Even in practice, this is obvious. A beautifully designed interface that performs poorly is useless. A perfectly engineered system that feels unpleasant to use is equally limited. The real challenge is not choosing between art and science, but balancing them continuously.

Seeing Systems as Wholes, Not Parts
One of Pirsig’s more subtle ideas is that we tend to break the world into categories that feel useful but are ultimately incomplete. We separate subject from object, feeling from structure, user from system.
But lived experience doesn’t work that way.
A motorcycle is not just a collection of mechanical parts. It is also a feeling, a motion, a relationship between rider and machine, and an experience unfolding over time. Reducing it to only its components removes something essential.
The same applies to digital systems. A website is not just frontend code, backend services, and infrastructure. It is also timing, expectation, friction, clarity, confusion, trust, and momentum.
When we only analyze systems in terms of their components, we risk missing the experience they create as a whole. That gap is where poor design often hides—not in broken pieces, but in disconnected thinking.
The idea here is not to reject analysis. It’s to recognize its limits. Breaking things down helps us understand them, but rebuilding understanding requires synthesis.
Quality as Something You Recognize, Not Define
At the center of Pirsig’s philosophy is something he calls “Quality.” It’s deliberately left undefined. Not because it is vague, but because defining it would reduce it too much.
Quality, in his sense, is the point where experience feels “right.” It is the alignment between intention and outcome, between perception and reality, between what something is and how it is experienced.
It is not purely subjective, and not purely objective. It sits between the two.
This is why it’s difficult to reduce to metrics. You can measure performance, clicks, engagement, and retention. But none of these fully describe whether something feels good to use.
Most people working in digital products have experienced this gap. A product can perform well on paper and still feel wrong. Another can defy expectations and feel surprisingly right even if the metrics are not perfect.
Quality is what you notice when things align. And just as importantly, you notice its absence when they don’t.
You can’t fully systematize it. You can only develop sensitivity to it.
What a “Quality Web” Might Look Like

Modern web environments often drift away from Quality without intending to. Over-optimization, algorithmic incentives, and content saturation can all reduce clarity and meaning.
So what helps move in the opposite direction?
Understanding how systems actually work
A surprising amount of frustration in digital work comes from treating systems as black boxes. When something breaks or behaves unexpectedly, the instinct is often to patch rather than understand.
But long-term improvement comes from comprehension, not shortcuts. Knowing how data flows through a system changes how you design it. Understanding dependencies changes how you maintain it.
This applies beyond code. It includes design tools, frameworks, and even user behavior. The more you understand, the less mysterious and frustrating things become.
Avoiding understanding might feel efficient in the short term, but it creates fragility over time.
Questioning metrics as the final authority
Metrics are useful. They help guide decisions. But they are not reality itself.

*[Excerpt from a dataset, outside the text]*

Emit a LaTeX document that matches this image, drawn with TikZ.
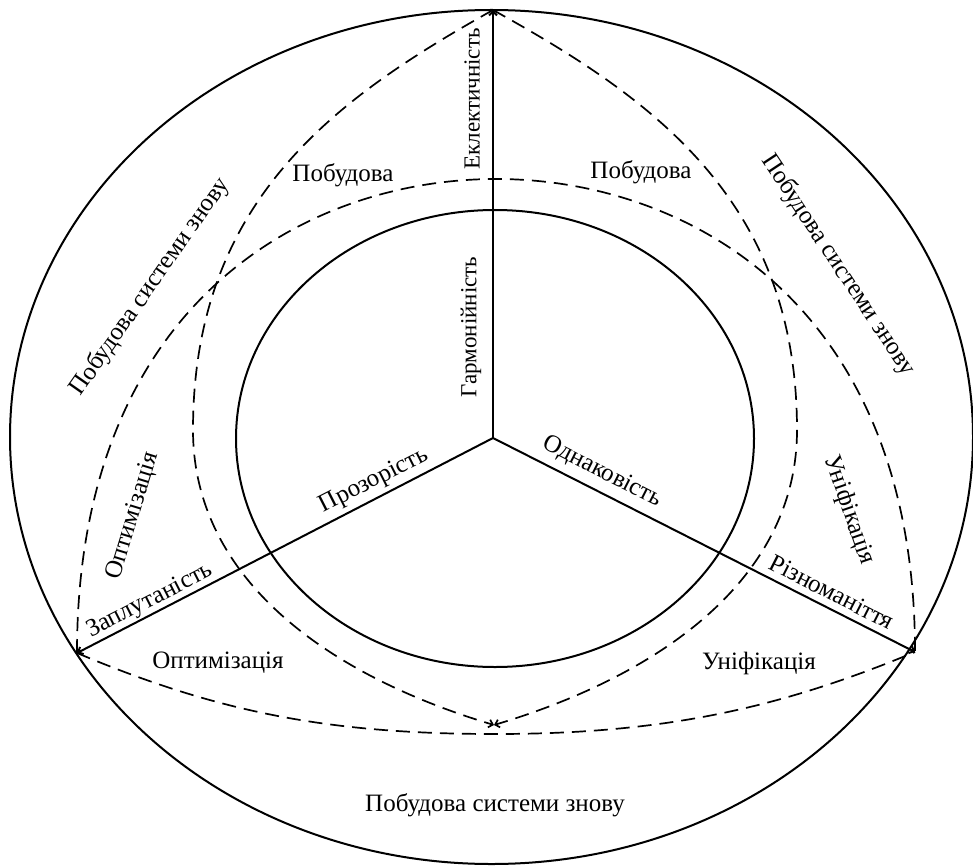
\documentclass[tikz,border=0pt]{standalone}
\usepackage{fontspec}
\setmainfont{Liberation Serif}
\usetikzlibrary{arrows.meta}

\begin{document}
\begin{tikzpicture}[line width=1pt, x=0.5pt, y=-0.5pt,
  spoke/.style={-{Straight Barb[length=2pt,width=4pt]}},
  arcline/.style={line width=0.85pt, dash pattern=on 7pt off 4pt},
  lbl/.style={font=\fontsize{12.5}{15}\selectfont, inner sep=1pt},
  vlbl/.style={font=\fontsize{11.5}{14}\selectfont, inner sep=1pt, rotate=90}]
\useasboundingbox (0,0) rectangle (973,866);
% ellipses
\draw (491.5,437) ellipse [x radius=481.5, y radius=427];
\draw (495,438.5) ellipse [x radius=259, y radius=228.5];
% spokes
\coordinate (O) at (493,438);
\coordinate (T) at (493,10);
\coordinate (L) at (77,653);
\coordinate (R) at (915,652);
\coordinate (B) at (494,725);
\draw[spoke] (O) -- (T);
\draw[spoke] (O) -- (L);
\draw[spoke] (O) -- (R);
% dashed arcs
\draw[arcline,-{Straight Barb[length=2pt,width=4pt]}] (T) .. controls (336,98) and (193,200) .. (193,430)
  .. controls (193,580) and (330,676) .. (B);
\draw[arcline,-{Straight Barb[length=2pt,width=4pt]}] (T) .. controls (652,98) and (797,200) .. (797,430)
  .. controls (797,580) and (658,676) .. (B);
\draw[arcline] (L) .. controls (77,303) and (306,179) .. (496,179)
  .. controls (686,179) and (915,303) .. (R);
\draw[arcline] (L) .. controls (215,711) and (325,734) .. (495,734)
  .. controls (665,734) and (780,708) .. (R);
% labels
\node[vlbl] (eklekt) at (472,99) {Еклектичність};
\node[vlbl] (harmon) at (471,327) {Гармонійність};
\node[lbl] (build1) at (343,175) {Побудова};
\node[lbl] (build2) at (641,172) {Побудова};
\node[lbl, rotate=55] (again1) at (150,287) {Побудова системи знову};
\node[lbl, rotate=-56.5] (again2) at (838,265) {Побудова системи знову};
\node[lbl, rotate=73] (optim1) at (133,516) {Оптимізація};
\node[lbl, rotate=-71] (unif1) at (849,510) {Уніфікація};
\node[lbl, rotate=27] (transp) at (374,481) {Прозорість};
\node[lbl, rotate=27] (tangle) at (150,601) {Заплутаність};
\node[lbl, rotate=-27] (same) at (602,472) {Однаковість};
\node[lbl, rotate=-27] (diverse) at (832,592) {Різноманіття};
\node[lbl] (optim2) at (218,663) {Оптимізація};
\node[lbl] (unif2) at (759,663) {Уніфікація};
\node[lbl] (again3) at (495,805) {Побудова системи знову};
\end{tikzpicture}
\end{document}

A system optimized purely for measurable outcomes often becomes narrow in unintended ways. What is measurable starts to dominate what is meaningful.
The better question is not “what improves the metric?” but “what improves the experience?” Metrics should support judgment, not replace it.
Combining disciplines instead of separating them
Good work rarely comes from a single domain. The strongest ideas often emerge at intersections—design informed by engineering, engineering informed by storytelling, storytelling informed by systems thinking.
When disciplines stay isolated, outcomes become predictable. When they overlap, outcomes become more interesting and often more resilient.
The Value of Not Constantly Producing
One of the less obvious insights in Pirsig’s book is that clarity often comes from distance. Mechanical maintenance is not just about fixing problems—it’s about understanding through attention and time.
The same applies to digital work. Constant output reduces space for reflection. Without reflection, systems accumulate complexity faster than understanding can keep up.
Stepping away from constant production creates room for problems to reorganize themselves in your mind. Solutions often appear when pressure is removed, not increased.
This is not about idleness. It’s about allowing thinking to happen at a different speed than execution.
Bringing It Back to the Web
At its core, Zen and the Art of Motorcycle Maintenance is not about motorcycles. It is about how to pay attention to what you are doing, while you are doing it.
That applies directly to web design and development.
Every interface choice, every system architecture decision, every interaction flow is part of a larger experience. The goal is not perfection. The goal is alignment—between function and feeling, structure and intuition, system and user.
The web is not purely technical, and not purely artistic. It is both simultaneously. Treating it as one or the other limits what it can become.
If there is a single takeaway, it’s this: good work is not just correct or efficient. It has a sense of coherence that is felt before it is explained.
That coherence is what Pirsig would call Quality.
And it is still the thing worth building toward.